Local biologist says genetically engineered salmon is safe - WDAM-TV 7-News, Weather, Sports-Hattiesburg, MS

Local biologist says genetically engineered salmon is safe

By Karrie Leggett

HATTIESBURG, MS (WDAM) - Scientists in Canada are turning tiny salmon eggs into fish that can grow twice as fast as normal.

According to reports, scientists will be injecting certain fish with a growth hormone, but Southern Miss Biologist Mohamed Elasri says it is not the kind of growth hormone you may think.

"As far as the final product, it really isn't any different from the normal salmon," said Elasri. 

It is not any different because scientists are simply manipulating the genetic growth hormone salmon already have and making them produce it naturally year around, he said.

"The normal salmon produces the growth hormone only in the warm weather or warm waters," he added. "Then, it shuts it down.

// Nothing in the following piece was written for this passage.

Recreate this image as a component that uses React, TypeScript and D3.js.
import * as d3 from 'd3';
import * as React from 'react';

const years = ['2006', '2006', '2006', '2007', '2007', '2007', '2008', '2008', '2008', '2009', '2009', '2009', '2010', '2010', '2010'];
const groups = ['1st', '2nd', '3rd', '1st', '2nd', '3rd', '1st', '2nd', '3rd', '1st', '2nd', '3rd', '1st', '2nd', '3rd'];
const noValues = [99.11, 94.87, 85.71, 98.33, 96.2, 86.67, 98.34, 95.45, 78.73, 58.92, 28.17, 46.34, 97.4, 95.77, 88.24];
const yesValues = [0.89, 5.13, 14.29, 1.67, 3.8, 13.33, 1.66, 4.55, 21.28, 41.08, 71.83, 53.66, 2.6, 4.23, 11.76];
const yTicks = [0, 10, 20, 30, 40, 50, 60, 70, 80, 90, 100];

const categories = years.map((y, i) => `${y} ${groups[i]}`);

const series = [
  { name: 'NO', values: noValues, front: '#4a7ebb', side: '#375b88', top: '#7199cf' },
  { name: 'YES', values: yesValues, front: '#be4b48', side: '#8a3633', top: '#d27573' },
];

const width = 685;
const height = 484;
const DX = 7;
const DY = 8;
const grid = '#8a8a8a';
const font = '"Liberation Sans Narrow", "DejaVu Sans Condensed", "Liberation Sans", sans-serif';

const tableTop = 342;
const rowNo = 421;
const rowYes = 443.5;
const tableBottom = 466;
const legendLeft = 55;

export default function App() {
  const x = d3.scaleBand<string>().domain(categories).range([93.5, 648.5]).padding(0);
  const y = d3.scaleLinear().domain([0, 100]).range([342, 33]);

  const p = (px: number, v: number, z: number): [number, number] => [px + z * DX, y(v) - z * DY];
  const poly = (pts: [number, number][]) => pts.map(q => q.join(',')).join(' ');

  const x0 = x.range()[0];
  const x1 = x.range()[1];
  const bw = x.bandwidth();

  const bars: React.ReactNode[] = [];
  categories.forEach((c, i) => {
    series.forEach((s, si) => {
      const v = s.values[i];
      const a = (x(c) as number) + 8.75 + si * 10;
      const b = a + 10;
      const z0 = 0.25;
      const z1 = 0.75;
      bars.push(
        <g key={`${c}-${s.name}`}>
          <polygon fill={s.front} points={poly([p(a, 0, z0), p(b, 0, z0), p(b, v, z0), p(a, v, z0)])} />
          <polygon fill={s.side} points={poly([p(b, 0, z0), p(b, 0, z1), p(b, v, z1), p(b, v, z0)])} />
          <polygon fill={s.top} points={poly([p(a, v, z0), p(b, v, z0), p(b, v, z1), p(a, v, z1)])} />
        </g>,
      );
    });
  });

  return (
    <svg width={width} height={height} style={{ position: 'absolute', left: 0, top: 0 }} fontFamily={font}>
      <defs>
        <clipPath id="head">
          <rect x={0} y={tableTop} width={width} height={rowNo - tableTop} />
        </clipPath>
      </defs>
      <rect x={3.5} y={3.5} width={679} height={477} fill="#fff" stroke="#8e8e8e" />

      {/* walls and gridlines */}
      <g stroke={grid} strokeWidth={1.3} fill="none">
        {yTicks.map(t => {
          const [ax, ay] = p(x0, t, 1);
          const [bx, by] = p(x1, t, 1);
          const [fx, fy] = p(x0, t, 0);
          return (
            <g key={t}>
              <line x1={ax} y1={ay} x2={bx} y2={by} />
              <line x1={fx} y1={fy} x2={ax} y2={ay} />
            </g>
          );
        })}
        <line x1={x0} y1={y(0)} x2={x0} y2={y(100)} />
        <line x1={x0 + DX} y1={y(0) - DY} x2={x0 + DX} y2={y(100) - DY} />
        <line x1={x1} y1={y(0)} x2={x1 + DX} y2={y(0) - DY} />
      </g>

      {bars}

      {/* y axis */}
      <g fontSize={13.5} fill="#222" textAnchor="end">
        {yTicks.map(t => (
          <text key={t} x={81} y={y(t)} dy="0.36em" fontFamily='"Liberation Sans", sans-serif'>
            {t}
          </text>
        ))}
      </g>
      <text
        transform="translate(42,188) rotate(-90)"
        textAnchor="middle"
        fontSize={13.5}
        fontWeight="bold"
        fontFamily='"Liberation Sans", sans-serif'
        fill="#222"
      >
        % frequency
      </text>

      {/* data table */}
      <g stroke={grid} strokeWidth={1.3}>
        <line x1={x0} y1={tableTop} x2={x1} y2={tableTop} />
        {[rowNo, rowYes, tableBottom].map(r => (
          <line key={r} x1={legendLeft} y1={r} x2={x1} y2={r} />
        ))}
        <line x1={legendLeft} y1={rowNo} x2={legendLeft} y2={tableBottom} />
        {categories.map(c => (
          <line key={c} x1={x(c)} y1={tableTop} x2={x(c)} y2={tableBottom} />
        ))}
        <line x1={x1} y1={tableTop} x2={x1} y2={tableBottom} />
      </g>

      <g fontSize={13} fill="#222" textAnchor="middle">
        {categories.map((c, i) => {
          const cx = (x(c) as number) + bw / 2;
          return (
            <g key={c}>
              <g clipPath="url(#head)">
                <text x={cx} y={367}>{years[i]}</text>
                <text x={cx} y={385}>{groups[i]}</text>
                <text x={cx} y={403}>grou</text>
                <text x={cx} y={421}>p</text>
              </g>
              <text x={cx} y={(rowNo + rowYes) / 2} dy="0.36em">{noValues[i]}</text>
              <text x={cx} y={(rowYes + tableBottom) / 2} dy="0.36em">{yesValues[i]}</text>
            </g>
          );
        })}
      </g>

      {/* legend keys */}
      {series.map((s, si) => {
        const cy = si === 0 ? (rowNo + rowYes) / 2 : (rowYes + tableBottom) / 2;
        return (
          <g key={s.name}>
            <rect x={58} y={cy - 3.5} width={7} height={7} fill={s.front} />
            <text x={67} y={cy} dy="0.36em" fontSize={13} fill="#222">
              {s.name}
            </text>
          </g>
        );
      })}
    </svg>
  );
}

It does not produce it when the water is cold, and the reason for that is usually when the water is cold they don't have as much food so there is no need to grow."

But with scientists feeding them everyday in conditions that make the salmon produce its natural growth hormone, you get salmon that reach maturity in 16 to 18 months rather than the normal 30 months.

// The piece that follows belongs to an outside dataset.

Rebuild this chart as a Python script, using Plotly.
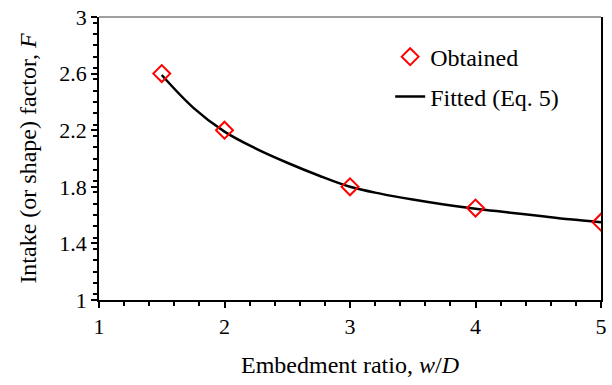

"This is really nothing new," said Elasri. "For thousands of years since we have had farming we have used selective breeding to basically generate animals that grow faster, grow bigger so that they have a higher yield."

According to Elasri the processed food we consume daily presents more of a concern.

"The food that is produced contains chemicals and antibiotics and things that I think in the long run is probably not ideal. Relatively speaking this modified salmon is probably less problematic than food that we've been eating all the time," said Elasri.

Professor Elasri says he believes the salmon is safe to eat and presents no environmental problems. If the FDA give the go-ahead, the salmon could be on your dinner plate within one to two years.